Lebih dari itu, selalu kita saksikan adanya penyegaran komintmen untuk tetap mempertahankan ikrar pemuda dalam kehidupan bangsa dan bernegara. Artinya, persatuan, komitment dan keseragaman derap langkah kaum muda dalam mengisi kemerdekaan ketika itu masih tetap menjadi kebutuhan bersama. Sehingga setiap kali peringatan hari Sumpah Pemuda, merupakan momentum yang membahagiakan dan ditunggu-tunggu (khususnya oleh pemuda dan pelajar).
Namun di balik semua itu, ada hal yang jarang dilakukan dalam kegiatan peringatan hari lahirnya Sumpah Pemuda, yakni pemahaman kritis terhadap peristiwa monumental gerakan sosial tersebut. Selama ini kegiatan peringatan hari lahirnya Sumpah Pemuda, lebih banyak bersifat seremonial dan publikasi, dari pada kegiatan yang dapat memberikan pembelajaran, pencerahan atau penghayatan total yang dapat membentuk karakter generasi muda.
Akibatnya, sejarah gerakan sosial itu semakin hari semakin terlupakan bahkan hampir-hampir tidak dimaknai lagi dalam kehidipan bermasyarakat, berbangsa dan bernegara. Tidak salah kalau dikatakan rasa kebersamaan kaum muda saat ini semakin mengkhawatirkan, terkadang nasionalisme pun sudah dibayang-banyangi kepentingan tertentu. Maka tidak heran kalau ada sekelompok pemuda ‘bayaran’ dalam berbagai kepentingan.
PENGHAYATAN KRITIS MENUJU INDONESIA BARU
Kegiatan pembelajaran atau literasi diharapkan dapat memberikan pencerahan(aufklarunk), sehingga akan berdampak pada kemampuan melakukan penghayatan total, agar masyarakat mampu memaknai Sumpah Pemuda secara kritis.
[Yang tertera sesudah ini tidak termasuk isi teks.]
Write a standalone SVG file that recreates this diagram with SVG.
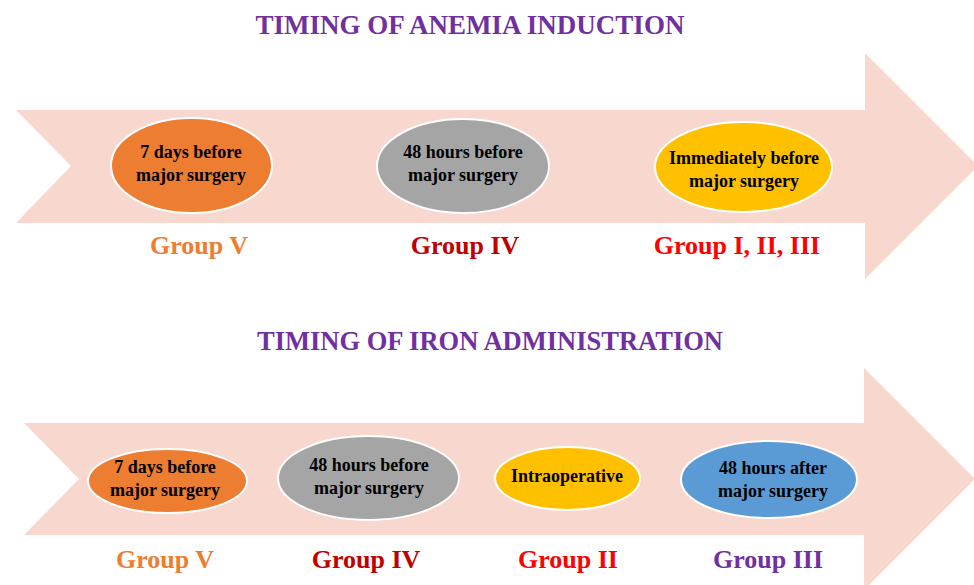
<svg xmlns="http://www.w3.org/2000/svg" width="974" height="585" viewBox="0 0 974 585">
<style>
text{font-family:"Liberation Serif","Times New Roman",serif;font-weight:bold;text-anchor:middle}
.title{font-size:27px;fill:#7030A0}
.grp{font-size:26px}
.lbl{font-size:18px;fill:#000}
.node ellipse{stroke:#fff;stroke-width:2}
.arrow{fill:#F8D7CF}
</style>
<rect width="974" height="585" fill="#fff"/>
<g id="connectors">
<path class="arrow" d="M16,110 L865,110 L865,53 L978,166 L865,279 L865,223 L16,223 L71,166 Z"/>
<path class="arrow" d="M24,423 L864,423 L864,368 L975,479 L864,590 L864,535 L24,535 L79,479 Z"/>
</g>
<text class="title" x="470" y="34">TIMING OF ANEMIA INDUCTION</text>
<text class="title" x="490" y="350" style="font-size:26.5px">TIMING OF IRON ADMINISTRATION</text>
<g id="a1" class="node">
<ellipse cx="191.5" cy="165.5" rx="80.5" ry="47.5" fill="#ED7D31"/>
<text class="lbl" x="191" y="158">7 days before</text>
<text class="lbl" x="191" y="181">major surgery</text>
</g>
<g id="a2" class="node">
<ellipse cx="463" cy="166" rx="86" ry="47" fill="#A5A5A5"/>
<text class="lbl" x="463" y="158">48 hours before</text>
<text class="lbl" x="463" y="181">major surgery</text>
</g>
<g id="a3" class="node">
<ellipse cx="743.5" cy="167" rx="88.5" ry="45" fill="#FFC000"/>
<text class="lbl" x="744" y="164">Immediately before</text>
<text class="lbl" x="744" y="187">major surgery</text>
</g>
<text class="grp" x="199" y="254" fill="#ED7D31">Group V</text>
<text class="grp" x="465" y="254" fill="#C00000">Group IV</text>
<text class="grp" x="737" y="254" fill="#FF0000">Group I, II, III</text>
<g id="b1" class="node">
<ellipse cx="167.5" cy="481" rx="79.5" ry="32" fill="#ED7D31"/>
<text class="lbl" x="165" y="473">7 days before</text>
<text class="lbl" x="165" y="496">major surgery</text>
</g>
<g id="b2" class="node">
<ellipse cx="368.5" cy="478" rx="90.5" ry="42" fill="#A5A5A5"/>
<text class="lbl" x="369" y="471">48 hours before</text>
<text class="lbl" x="369" y="494">major surgery</text>
</g>
<g id="b3" class="node">
<ellipse cx="567.5" cy="478.5" rx="72.5" ry="31.5" fill="#FFC000"/>
<text class="lbl" x="567" y="482">Intraoperative</text>
</g>
<g id="b4" class="node">
<ellipse cx="769" cy="479.5" rx="88" ry="38.5" fill="#5B9BD5"/>
<text class="lbl" x="773" y="474">48 hours after</text>
<text class="lbl" x="773" y="497">major surgery</text>
</g>
<text class="grp" x="165" y="568" fill="#ED7D31">Group V</text>
<text class="grp" x="366" y="568" fill="#C00000">Group IV</text>
<text class="grp" x="568" y="568" fill="#FF0000">Group II</text>
<text class="grp" x="768" y="568" fill="#7030A0">Group III</text>
</svg>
Bukan sekedar mengucapkan kalimat ikrar Sumpah Pemuda atau sekedar mengucapkan selamat hari lahirnya Sumpah Pemuda, bagi-bagi masker, bagi-bagi sembako, kunjungan sana-sini, dan lain-lain.
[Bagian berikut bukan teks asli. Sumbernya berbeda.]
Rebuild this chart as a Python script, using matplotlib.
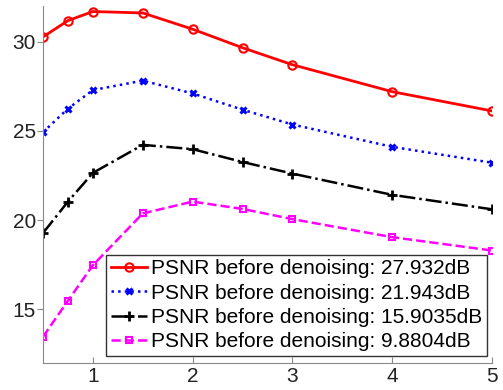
import matplotlib
matplotlib.use("Agg")
import matplotlib.pyplot as plt

x = [0.5, 0.75, 1, 1.5, 2, 2.5, 3, 4, 5]
red = [30.27, 31.18, 31.69, 31.61, 30.70, 29.66, 28.71, 27.20, 26.12]
blue = [24.93, 26.25, 27.29, 27.82, 27.10, 26.19, 25.36, 24.11, 23.22]
black = [19.28, 21.04, 22.65, 24.22, 23.98, 23.26, 22.61, 21.42, 20.61]
magenta = [13.47, 15.49, 17.48, 20.38, 21.04, 20.63, 20.06, 19.05, 18.30]
labels = ["PSNR before denoising: 27.932dB",
          "PSNR before denoising: 21.943dB",
          "PSNR before denoising: 15.9035dB",
          "PSNR before denoising: 9.8804dB"]

plt.rcParams['font.family'] = ['Liberation Sans', 'DejaVu Sans']

fig = plt.figure(figsize=(5.03, 3.9), dpi=100)
ax = fig.add_axes([43/503, 27/390, (492-43)/503, (363-6)/390])

ax.plot(x, red, color='red', linestyle='-', lw=2, marker='o', ms=6,
        mfc='none', mec='red', mew=1.5, label=labels[0])
ax.plot(x, blue, color='blue', linestyle=':', lw=1.8, marker='x', ms=5,
        mew=2.2, label=labels[1])
ax.plot(x, black, color='black', linestyle='-.', lw=1.8, marker='+', ms=7,
        mew=2, label=labels[2])
ax.plot(x, magenta, color='magenta', linestyle='--', lw=1.8, marker='s', ms=5,
        mfc='none', mec='magenta', mew=1.5, label=labels[3])

ax.set_xlim(0.5, 5)
ax.set_ylim(12, 32)
ax.set_xticks([1, 2, 3, 4, 5])
ax.set_yticks([15, 20, 25, 30])
for s in ['top', 'right']:
    ax.spines[s].set_visible(False)
for s in ['left', 'bottom']:
    ax.spines[s].set_color('#888888')
ax.tick_params(axis='both', labelsize=15, colors='#888888', labelcolor='#222222',
               length=4, direction='in', pad=3)
ax.tick_params(axis='y', direction='out', pad=1)

leg = ax.legend(loc='lower right', bbox_to_anchor=((487-43)/449, (363-356)/357),
                fontsize=15, frameon=True, fancybox=False, framealpha=1,
                edgecolor='#333333', borderpad=0.22, labelspacing=0.26,
                handlelength=1.75, handletextpad=0.2, borderaxespad=0)
leg.get_frame().set_linewidth(1.0)

fig.savefig("out.png", dpi=100)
Apabila direnungkan dan dihayati secara kritis maka akan nampak bahwa peristiwa Sumpah Pemuda tidak sekedar peristiwa sejarah yang sejajar dengan peristiwa-peristiwa sejarah lainnya dalam perjuangan Bangsa Indonesia. Diharapkan pada waktunya akan dapat mempengaruhi sikap masyarakat dalam memberikan nilai lebih (plus value) pada substansi nilai-nilai edukasi dari peristiwa tersebut.
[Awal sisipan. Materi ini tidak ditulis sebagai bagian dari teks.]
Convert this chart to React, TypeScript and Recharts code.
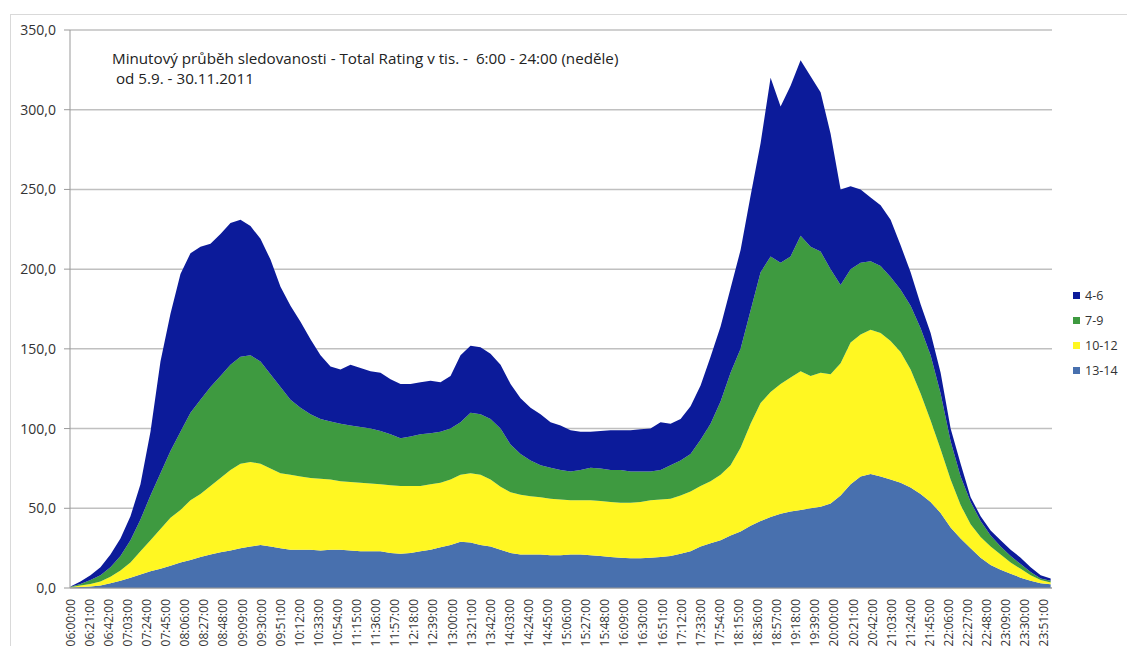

Tanpa pemahaman substansi Sumpah Pemuda secara kritis, rasanya akan sulit bagi masyarakat untuk memaknai lahirnya sebuah bangsa baru yang bernama Indonesia. Padahal sebelum ikrar pemuda tahun 1928 itu, masyarakat Hindia Belanda tidak mengenal nama Indonesia. Sebutan Indonesia dianggap sekedar pemberian dari R.Logan (ahli antropologi Eropa), untuk menyebut sebuah kepulauan di kawasan Asia Tenggara pada awal abad XX lalu.
Dengan melekatnya kata Indonesia pada tiga kalimat dalam ikrar Sumpah Pemuda ketika itu, terbukti membawa dampak tidak sekedar menunjukkan tempat atau sifat sebuah gugusan kepulauan, namun juga merupakan kristalisasi penemuan konsep baru. Mengapa tidak? Karena Ini merupakan karya maha agung yang dilakukan oleh masyarakat multikultural yang sangat heterogen.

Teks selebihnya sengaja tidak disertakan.